There are a lot of reasons I think this is important in this day and age, but let me start with a memory. I remember buying a shirt from Target when I was a teenager. Now, at the time, Target had a very different stance on returns. In fact, if you opened it or if it was something like a shirt where I could've worn it- they weren't taking it back. Period. But I didn't have a pack of white shirts that looked used. I didn't even open it. So when I go to the return area, I also remember them asking for something else, though... a receipt. ...That I didn't have. It was before I understood the agreement with the merchant saying this transaction happened here, when it happened, what it was for, and at what price. In today's world that may seem trivial, but as I remember then at Target- those pieces of paper, those documents matter for accounting, for legal, for planning, for negotiating, and for returning.

Walmart Low Prices

You know the ones. The HUGE signs inside Walmart displaying the prices letting you know how low they were. You can also look at car sales from the same time period. Big yellow bang images with a price in there trying to showcase huge savings or value- ONLY $9,999! It's nostalgic for me now because now we have digital pricing. I hear the UK is testing real time dynamic pricing for peak shopping periods which means the price changes when it's busy.

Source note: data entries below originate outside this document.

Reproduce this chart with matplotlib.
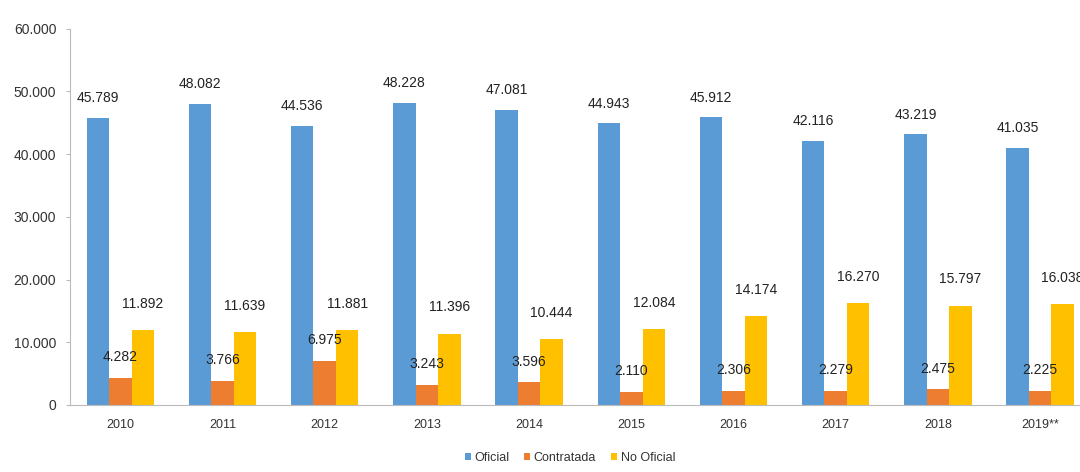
import matplotlib
matplotlib.use('Agg')
import matplotlib.pyplot as plt
import numpy as np

years = ["2010", "2011", "2012", "2013", "2014", "2015", "2016", "2017", "2018", "2019**"]
oficial = [45789, 48082, 44536, 48228, 47081, 44943, 45912, 42116, 43219, 41035]
contratada = [4282, 3766, 6975, 3243, 3596, 2110, 2306, 2279, 2475, 2225]
no_oficial = [11892, 11639, 11881, 11396, 10444, 12084, 14174, 16270, 15797, 16038]


def miles(v):
    return "{:,}".format(int(v)).replace(",", ".")


plt.rcParams['font.family'] = ['Liberation Sans', 'DejaVu Sans']

fig = plt.figure(figsize=(10.8, 4.72), dpi=100)
ax = fig.add_axes([0.065, 0.142, 0.935, 0.797])

x = np.arange(len(years))
w = 0.22
series = [
    ("Oficial", oficial, "#5B9BD5", -w, 9),
    ("Contratada", contratada, "#ED7D31", 0, 10),
    ("No Oficial", no_oficial, "#FFC000", w, 14),
]

for name, vals, col, off, dy in series:
    ax.bar(x + off, vals, width=w, color=col, label=name, edgecolor="none")
    for xi, v in zip(x, vals):
        ax.annotate(miles(v), (xi + off, v), xytext=(0, dy), textcoords="offset points",
                    ha="center", va="bottom", fontsize=10, color="#222222")

ax.set_ylim(0, 60000)
ax.set_xlim(-0.49, 9.39)
ax.set_yticks(range(0, 60001, 10000))
ax.set_yticklabels([miles(t) for t in range(0, 60001, 10000)], fontsize=10, color="#333333")
ax.set_xticks(x)
ax.set_xticklabels(years, fontsize=9, color="#333333")
ax.tick_params(axis="x", length=0, pad=10)
ax.tick_params(axis="y", length=3, color="#bbbbbb", pad=7)

for s in ["top", "right"]:
    ax.spines[s].set_visible(False)
ax.spines["left"].set_color("#bbbbbb")
ax.spines["bottom"].set_color("#bbbbbb")

ax.legend(loc="upper center", bbox_to_anchor=(0.495, -0.095), ncol=3, frameon=False,
          fontsize=9, handlelength=0.45, handleheight=0.45, handletextpad=0.3,
          columnspacing=1.2, labelcolor="#333333")

fig.savefig("out.png", dpi=100)
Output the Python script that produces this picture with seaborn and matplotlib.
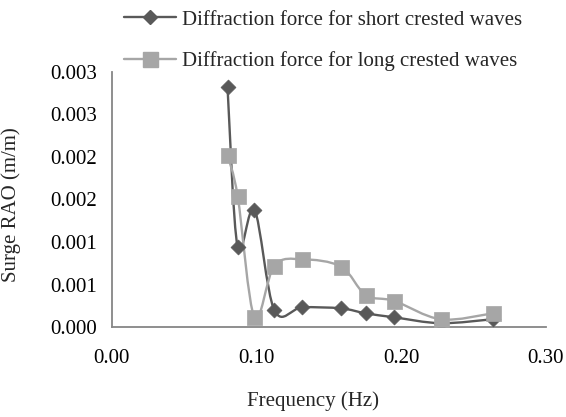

But back to the kids... How am I going to get them to understand the concept if they need to know math? What if he knows numbers and messes up? -These aren't wrong and for all those reasons we needed a redesign.

Maria's Staging Style

From what I've read about Maria Montessori, she was big on stages of development. That you can't take the nested thing and put it in front of the kid and expect them to know it. Lets take for example the idea of writing. Just write, kid. But he doesn't... why? Maybe he doesn't want to. Maybe he doesn't know how. Or... maybe he needs to know which hand he will use for the rest of his life. Maybe he needs to develop the muscles in his hand to be able to hold a pencil. Maybe that can be practiced, not with writing, but with the motions that help you grip, hold, oscillate your hand. Maybe if the kid can crush egg shells with a mortar and pestle that can then help them hold a crayon and a crayon can lead to a pencil.... Concepts with money needed to be broken apart to fully see the entire picture.

Lovevery Books

The thing I love about their books is the use of real kids to share examples of what can be done. There is one I read last night about the dentist. It's so wonderful. You see that this girl is going through all the scary motions of going to a dentist and when your kid sees it, there's just a bit more confidence there. Speaking from experience here, I read that book and two weeks later, my son and I are going to the dentist and at the end, he asks where is the toy? Why? Because in the book, the little girl got a toy. It made me realize that these books are not just great for bedtime stories, but they lead to real interactions that matter. (He got the toy by the way.) But I had an epiphany. If they could get a kid to go to the dentist more confidently, what else could we talk to them about? What if the superhero wasn't fiction? What if the 'interest fairy' actually existed?

Apple iPhone Manual

When you get a new phone, you don't get a single one card piece of paper showing you how to turn it on and that's it. Then you turn it on and then you're like wait... how do I work this thing? Where are the instructions? Then as you're going from the welcome screen in all the languages and start going through the motions, you start to see how this thing works. Well you see how it 'operates.' You determine how it works and add what matters to it, right? We thought about all the best ways details are shared. There isn't a separate booklet or doc that you lose or throw away or forget to read or say, 'ehh, I don't need this,' but you did. You just needed something light weight and easy to follow. We wanted to make sure we had that experience too because we knew not every parent may know how to handle every conversation.

oibe Notice kit

These weren't the only inspirations behind the kit. But what we wanted was something that broke apart the transaction and made it easy for a kid to see all the inner workings of an exchange. What's available, where I pay, what I pay, where the money goes, what I get back, what I got, where I put my money, and what I use as a form of value in exchange. These were all ingredients to help a kid understand the ritual within a transaction, the basis of exchange, amounts, choice, and ownership, we even sprinkled in some opportunities for getting them to start thinking about scarcity, value, planning, and agency. What we didn't want to do was add so much structure that fun wasn't involved. We wanted there to be more opportunity to make mistakes and see how it could work. To question it. They see you do it over and over, but never really get to have an intimate conversation with you about it in a way where they can see all aspects of the transaction- on both sides. You buy, you sell. How? Why? When? That's also why we named it Notice. Because your kid already sees all of this, it just looks a bit foreign if you're tapping a card or not talking to a cashier.

The goal was to create a physical financial playground in which you could not only participate, but could help them develop their abilities. There is a LOT of room in how to use this kit, because each family is different and has different values and our goal is not to tell you what is or isn't important in that respect. That's all you. What we are aiming to help with is giving you and your kid the tools and opportunity to prepare and experience what these concepts mean and can do. We also realize that if you do feel overwhelmed or want a bit more help, in the back of the books is meant to help you know how to structure conversation. They're not required, but they can give tips and tricks so that your imagination can then be jumpstarted to do more. It's also meant to be a compounding kit. Meaning that this kit will enable future follow-up kits and experiences to become more expansive within this space.